--- Raw data ---
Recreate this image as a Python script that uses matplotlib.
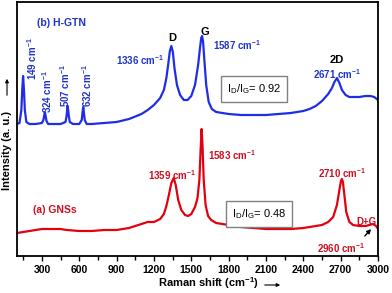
import matplotlib
matplotlib.use("Agg")
import matplotlib.pyplot as plt
from matplotlib.ticker import MultipleLocator

plt.rcParams['font.family'] = ['Liberation Sans', 'DejaVu Sans']
plt.rcParams['font.weight'] = 'bold'
plt.rcParams['mathtext.default'] = 'regular'

# H-GTN spectrum (blue), intensity in arbitrary units
hgtn_x = [100, 120, 135, 142, 149, 156, 163, 175, 200, 250, 300, 312, 318, 324, 330, 337,
          350, 400, 450, 490, 498, 503, 507, 511, 516, 524, 550, 600, 620, 626, 632, 638,
          644, 660, 700, 800, 900, 1000, 1100, 1150, 1200, 1250, 1280, 1300, 1315, 1328,
          1340, 1352, 1365, 1385, 1410, 1440, 1470, 1500, 1530, 1555, 1570, 1580, 1587,
          1595, 1605, 1620, 1640, 1665, 1700, 1800, 1900, 2000, 2100, 2200, 2300, 2400,
          2450, 2500, 2550, 2600, 2630, 2650, 2671, 2690, 2710, 2740, 2770, 2800, 2850,
          2900, 2940, 2970, 3000]
hgtn_y = [132, 133, 146, 166, 180, 166, 146, 134, 132, 132, 133, 136, 140, 144, 140, 135,
          132, 132, 132, 134, 140, 146, 150, 146, 140, 134, 132, 132, 136, 143, 149, 143,
          136, 132, 132, 133, 134, 137, 142, 146, 151, 158, 166, 178, 192, 205,
          210, 204, 188, 171, 161, 156, 156, 160, 171, 191, 208, 218, 220,
          214, 196, 171, 154, 147, 144, 142, 141, 141, 141, 142, 143, 145,
          147, 150, 155, 162, 168, 174, 178, 173, 166, 161, 159, 159, 159,
          160, 160, 159, 156]

# GNSs spectrum (red)
gns_x = [100, 150, 200, 250, 300, 350, 400, 450, 500, 600, 700, 800, 900, 1000, 1050, 1100,
         1150, 1200, 1250, 1280, 1300, 1320, 1340, 1359, 1375, 1395, 1420, 1450, 1475, 1500,
         1530, 1550, 1565, 1575, 1583, 1590, 1600, 1615, 1635, 1660, 1700, 1800, 1900, 2000,
         2100, 2200, 2300, 2400, 2450, 2500, 2550, 2600, 2640, 2670, 2690, 2702, 2710, 2718,
         2730, 2745, 2770, 2800, 2850, 2900, 2930, 2960, 2985, 3000]
gns_y = [23, 24, 25, 26, 27, 27, 27, 27, 26, 25, 25, 26, 26, 28, 30, 32,
         34, 34, 37, 42, 50, 61, 73, 78, 71, 56, 46, 41, 40, 42,
         49, 58, 76, 106, 127, 111, 76, 51, 40, 36, 33, 31, 29, 28,
         27, 27, 27, 28, 29, 30, 31, 34, 39, 51, 66, 75, 77, 74,
         61, 44, 34, 31, 30, 30, 31, 32, 30, 27]

xticks = [300, 600, 900, 1200, 1500, 1800, 2100, 2400, 2700, 3000]

blue = '#1f2de6'
red = '#e3000f'
blue_txt = '#1f33cc'
red_txt = '#cc1020'

fig = plt.figure(figsize=(3.92, 2.93), dpi=100)
ax = fig.add_axes([17/392, 1-256/293, 361/392, 254/293])
ax.plot(hgtn_x, hgtn_y, color=blue, lw=1.6)
ax.plot(gns_x, gns_y, color=red, lw=1.6)

ax.set_xlim(100, 3000)
ax.set_ylim(0, 254)
ax.set_xticks(xticks)
ax.xaxis.set_minor_locator(MultipleLocator(150))
ax.set_yticks([])
ax.tick_params(axis='x', which='major', direction='out', length=3.5, width=1,
               labelsize=7.5, pad=3)
ax.tick_params(axis='x', which='minor', direction='out', length=3, width=1)
for lab in ax.get_xticklabels():
    lab.set_fontweight('bold')
for s in ax.spines.values():
    s.set_linewidth(1.3)

fs = 7
# blue annotations
ax.text(461, 233, '(b) H-GTN', color=blue_txt, fontsize=7.5, ha='center', va='center')
ax.text(1345, 218, 'D', color='black', fontsize=8, ha='center', va='center')
ax.text(1610, 224, 'G', color='black', fontsize=8, ha='center', va='center')
ax.text(1088, 196, '1336 cm$^{-1}$', color=blue_txt, fontsize=fs, ha='center', va='center')
ax.text(1867, 211, '1587 cm$^{-1}$', color=blue_txt, fontsize=fs, ha='center', va='center')
ax.text(2670, 196, '2D', color='black', fontsize=8, ha='center', va='center')
ax.text(2670, 182, '2671 cm$^{-1}$', color=blue_txt, fontsize=fs, ha='center', va='center')
for xp, yp, t in [(220, 176, '149'), (341, 143, '324'), (486, 149, '507'), (662, 149, '632')]:
    ax.text(xp, yp, t + ' cm$^{-1}$', color=blue_txt, fontsize=fs, rotation=90,
            ha='center', va='bottom')
ax.text(2004, 167, 'I$_D$/I$_G$= 0.92', color='black', fontsize=8, fontweight='normal',
        ha='center', va='center',
        bbox=dict(boxstyle='square,pad=0.55', fc='white', ec='#808080', lw=1))

# red annotations
ax.text(405, 46, '(a) GNSs', color=red_txt, fontsize=7.5, ha='center', va='center')
ax.text(1345, 81, '1359 cm$^{-1}$', color=red_txt, fontsize=fs, ha='center', va='center')
ax.text(1827, 101, '1583 cm$^{-1}$', color=red_txt, fontsize=fs, ha='center', va='center')
ax.text(2711, 83, '2710 cm$^{-1}$', color=red_txt, fontsize=fs, ha='center', va='center')
ax.text(2904, 34, 'D+G', color=red_txt, fontsize=fs, ha='center', va='center')
ax.text(2703, 8, '2960 cm$^{-1}$', color=red_txt, fontsize=fs, ha='center', va='center')
ax.text(2044, 42, 'I$_D$/I$_G$= 0.48', color='black', fontsize=8, fontweight='normal',
        ha='center', va='center',
        bbox=dict(boxstyle='square,pad=0.55', fc='white', ec='#808080', lw=1))
ax.annotate('', xy=(2960, 29), xytext=(2879, 18),
            arrowprops=dict(arrowstyle='-|>', color='black', lw=1, mutation_scale=6))

# axis labels with arrows
fig.text(208/392, 1-283/293, 'Raman shift (cm$^{-1}$)', fontsize=8, ha='center', va='center')
fig.add_artist(matplotlib.patches.FancyArrowPatch((262/392, 1-285/293), (283/392, 1-285/293),
               transform=fig.transFigure, arrowstyle='-|>', mutation_scale=5, color='black', lw=0.8))
fig.text(7/392, 1-151/293, 'Intensity (a. u.)', fontsize=8, rotation=90, ha='center', va='center')
fig.add_artist(matplotlib.patches.FancyArrowPatch((7/392, 1-98/293), (7/392, 1-76/293),
               transform=fig.transFigure, arrowstyle='-|>', mutation_scale=5, color='black', lw=0.8))

fig.savefig('out.png', dpi=100)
---
▶ Objective
Repeat the listing above exactly from its first line to the line containing "plt.rcParams['mathtext.default'] = 'regular'", both included, and omit the pictures.

▶ Task solution
Recreate this image as a Python script that uses matplotlib.
import matplotlib
matplotlib.use("Agg")
import matplotlib.pyplot as plt
from matplotlib.ticker import MultipleLocator

plt.rcParams['font.family'] = ['Liberation Sans', 'DejaVu Sans']
plt.rcParams['font.weight'] = 'bold'
plt.rcParams['mathtext.default'] = 'regular'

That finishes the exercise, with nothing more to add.